There are two varieties of Typhoid Mary. The first (and perhaps worst) being that person who brazenly ignores the tongs and picks up everything with her fingers. As if to say “I realize I’m spreading the plague to all the underprivileged people behind me in line, but how am I supposed to know if this lettuce is fresh unless I have personally touched every single inch of it with my sticky, nasty, butter covered fingers!”

The second variety is that person who takes the salad dressing on a worldwide tour of the other salad dressings before dressing their salad with it.
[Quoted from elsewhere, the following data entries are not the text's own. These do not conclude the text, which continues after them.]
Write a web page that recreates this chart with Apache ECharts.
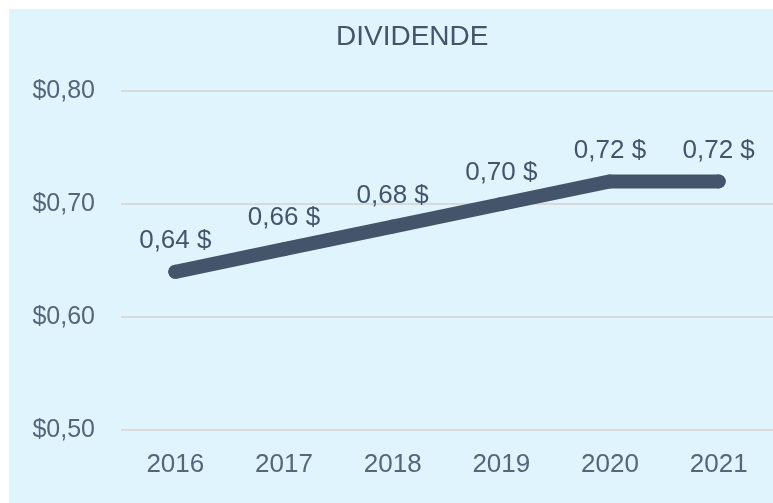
<!DOCTYPE html>
<html>
<head>
<meta charset="utf-8">
<script src="https://cdn.jsdelivr.net/npm/echarts@6/dist/echarts.min.js"></script>
<style>
  html, body { margin: 0; padding: 0; background: #ffffff; }
  #panel { position: absolute; left: 9px; top: 9px; width: 764px; height: 494px; background: #e0f4fd; }
  #chart { position: absolute; left: 0; top: 0; width: 773px; height: 503px; }
</style>
</head>
<body>
<div id="panel"></div>
<div id="chart"></div>
<script>
const years = ['2016', '2017', '2018', '2019', '2020', '2021'];
const dividends = [0.64, 0.66, 0.68, 0.70, 0.72, 0.72];
const yMin = 0.5;
const yMax = 0.8;
const yStep = 0.1;

const textColor = '#44546a';
const axisColor = '#56657a';
const font = 'Liberation Sans';

const chart = echarts.init(document.getElementById('chart'));

chart.setOption({
  backgroundColor: 'transparent',
  animation: false,
  title: {
    text: 'DIVIDENDE',
    left: 331,
    top: 18,
    textStyle: { color: textColor, fontSize: 28, fontWeight: 'normal', fontFamily: font },
  },
  grid: { left: 121, right: -7, top: 91, bottom: 73 },
  xAxis: {
    type: 'category',
    data: years,
    axisLine: { show: false },
    axisTick: { show: false },
    axisLabel: { color: axisColor, fontSize: 26, fontFamily: font, margin: 22 },
  },
  yAxis: {
    type: 'value',
    min: yMin,
    max: yMax,
    interval: yStep,
    axisLine: { show: false },
    axisTick: { show: false },
    axisLabel: {
      color: axisColor,
      fontSize: 25,
      fontFamily: font,
      margin: 26,
      formatter: (v) => '$' + v.toFixed(2).replace('.', ','),
    },
    splitLine: { lineStyle: { color: '#d9d9d9', width: 2 } },
  },
  series: [
    {
      type: 'line',
      data: dividends,
      symbol: 'circle',
      symbolSize: 14,
      itemStyle: { color: textColor },
      lineStyle: { color: textColor, width: 14, cap: 'round', join: 'round' },
      label: {
        show: true,
        position: 'top',
        distance: 11,
        color: textColor,
        fontSize: 26,
        fontFamily: font,
        formatter: (p) => p.value.toFixed(2).replace('.', ',') + ' $',
      },
    },
  ],
});
</script>
</body>
</html>
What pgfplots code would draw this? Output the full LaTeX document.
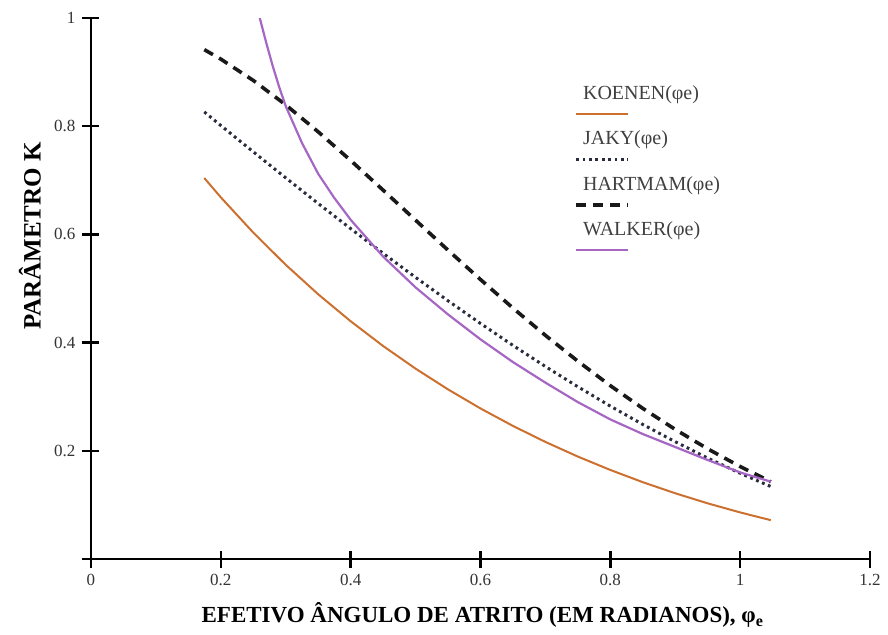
\documentclass[border=0pt]{standalone}
\usepackage{fontspec}
\setmainfont{Liberation Serif}
\usepackage{pgfplots}
\pgfplotsset{compat=1.18}
\definecolor{koenen}{RGB}{204,112,48}
\definecolor{walker}{RGB}{166,102,196}
\definecolor{hart}{RGB}{25,25,25}
\definecolor{jaky}{RGB}{40,44,60}

\pgfplotstableread{
x y
0.1745 0.7042
0.20 0.6685
0.25 0.6033
0.30 0.5438
0.35 0.4893
0.40 0.4395
0.45 0.3937
0.50 0.3519
0.55 0.3135
0.60 0.2783
0.65 0.2460
0.70 0.2164
0.75 0.1893
0.80 0.1646
0.85 0.1420
0.90 0.1215
0.95 0.1029
1.00 0.0861
1.0472 0.0718
}\koenendata

\pgfplotstableread{
x y
0.1745 0.8264
0.20 0.8013
0.25 0.7526
0.30 0.7045
0.35 0.6571
0.40 0.6106
0.45 0.5650
0.50 0.5206
0.55 0.4773
0.60 0.4354
0.65 0.3948
0.70 0.3558
0.75 0.3184
0.80 0.2826
0.85 0.2487
0.90 0.2167
0.95 0.1866
1.00 0.1585
1.0472 0.1340
}\jakydata

\pgfplotstableread{
x y
0.1745 0.9415
0.20 0.9240
0.25 0.8846
0.30 0.8394
0.35 0.7896
0.40 0.7367
0.45 0.6818
0.50 0.6263
0.55 0.5708
0.60 0.5166
0.65 0.4638
0.70 0.4134
0.75 0.3656
0.80 0.3204
0.85 0.2784
0.90 0.2395
0.95 0.2036
1.00 0.1709
1.0472 0.1429
}\hartdata

\pgfplotstableread{
x y
0.255 1.020
0.26 1.000
0.27 0.954
0.28 0.911
0.29 0.872
0.30 0.837
0.325 0.769
0.35 0.712
0.375 0.667
0.40 0.627
0.45 0.559
0.50 0.502
0.55 0.452
0.60 0.406
0.65 0.364
0.70 0.326
0.75 0.290
0.80 0.258
0.85 0.231
0.90 0.207
0.95 0.183
1.00 0.160
1.0472 0.143
}\walkerdata

\begin{document}
\begin{tikzpicture}
\useasboundingbox (-45.5pt,-37.5pt) rectangle (398.5pt,279.5pt);
\begin{axis}[
  at={(0,0)}, anchor=south west,
  scale only axis, width=389.5pt, height=270.5pt,
  xmin=0, xmax=1.2, ymin=0, ymax=1,
  axis lines=left,
  axis line style={-, line width=1.3pt, black},
  xtick={0,0.2,0.4,0.6,0.8,1,1.2},
  xticklabels={0,0.2,0.4,0.6,0.8,1,1.2},
  ytick={0,0.2,0.4,0.6,0.8,1},
  yticklabels={,0.2,0.4,0.6,0.8,1},
  tick align=center, major tick length=8.5pt,
  tick style={line width=1.2pt, black},
  ticklabel style={font=\fontsize{8.5}{10}\selectfont, text=black!80},
  every axis x label/.style={at={(axis description cs:0.503,0)}, anchor=center, yshift=-28pt, font=\bfseries\fontsize{11.5}{13}\selectfont},
  every axis y label/.style={at={(axis description cs:-0.0783,0.597)}, rotate=90, anchor=center, font=\bfseries\fontsize{12.5}{14}\selectfont},
  xlabel={EFETIVO ÂNGULO DE ATRITO (EM RADIANOS), φ\textsubscript{e}},
  ylabel={PARÂMETRO K},
  legend cell align=left,
  legend style={at={(axis description cs:0.6240,0.880)}, anchor=north west, draw=none, fill=none, inner sep=0pt, row sep=12.3pt, column sep=0pt, font=\fontsize{10}{12}\selectfont, text=black!75, nodes={inner sep=1pt}},
  legend image code/.code={\draw[#1, overlay] (-1.5pt,-10pt) -- (24.5pt,-10pt); \path (0pt,0pt);},
]
\addplot[koenen, line width=1pt] table[x=x,y=y] {\koenendata};
\addlegendentry{KOENEN(φe)}
\addplot[jaky, line width=1.5pt, dash pattern=on 1.4pt off 1.8pt] table[x=x,y=y] {\jakydata};
\addlegendentry{JAKY(φe)}
\addplot[hart, line width=1.8pt, dash pattern=on 5pt off 3.5pt] table[x=x,y=y] {\hartdata};
\addlegendentry{HARTMAM(φe)}
\addplot[walker, line width=1.1pt] table[x=x,y=y] {\walkerdata};
\addlegendentry{WALKER(φe)}
\end{axis}
\end{tikzpicture}
\end{document}
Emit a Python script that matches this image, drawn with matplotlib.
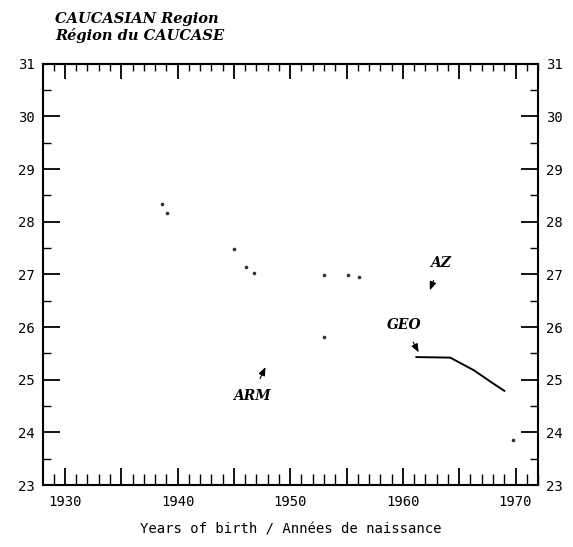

This person believes that their ranch dressing needs to personally evangelize all the other dressings and, thus, casts their seeds of ranchyness liberally over all the other little bowls.

The plague starts here!

4. The cell phone guy

Ah, the cell phone guy. A guy who is so busy that he can’t get off the phone to get his salad. This wouldn’t normally bother me, but this isn’t the sort of person who just tucks the phone in their shoulder and moves as quick as they can through the line. No, no no. This is the type of person who stops salading to tell a brief joke, or say “Oh no she didn’t.” Or “he said what?” And invariably being “A cell phone guy” leads to being one of the other three categories.

And finally, my personal favorite

5. The little girl who talks to the salad.

And no I am no making this up. A cute little five year old girl with (I kid you not) blond pig tails stood in front of me in line and had an intimate conversation with each individual member of her salad.

“Where would you like to go?” She asked her lettuce. “How many of you want to come” she asked the corn. I don’t know whether she had recently escaped from an asylum or if her parents had her hopped up on Children’s Tylenol but she is now officially my favorite child ever.

  1. Thanks for giving me a few laughs when I should be studying. =]

  2. Micah says:

    All part of the service 🙂 and my absolute pleasure!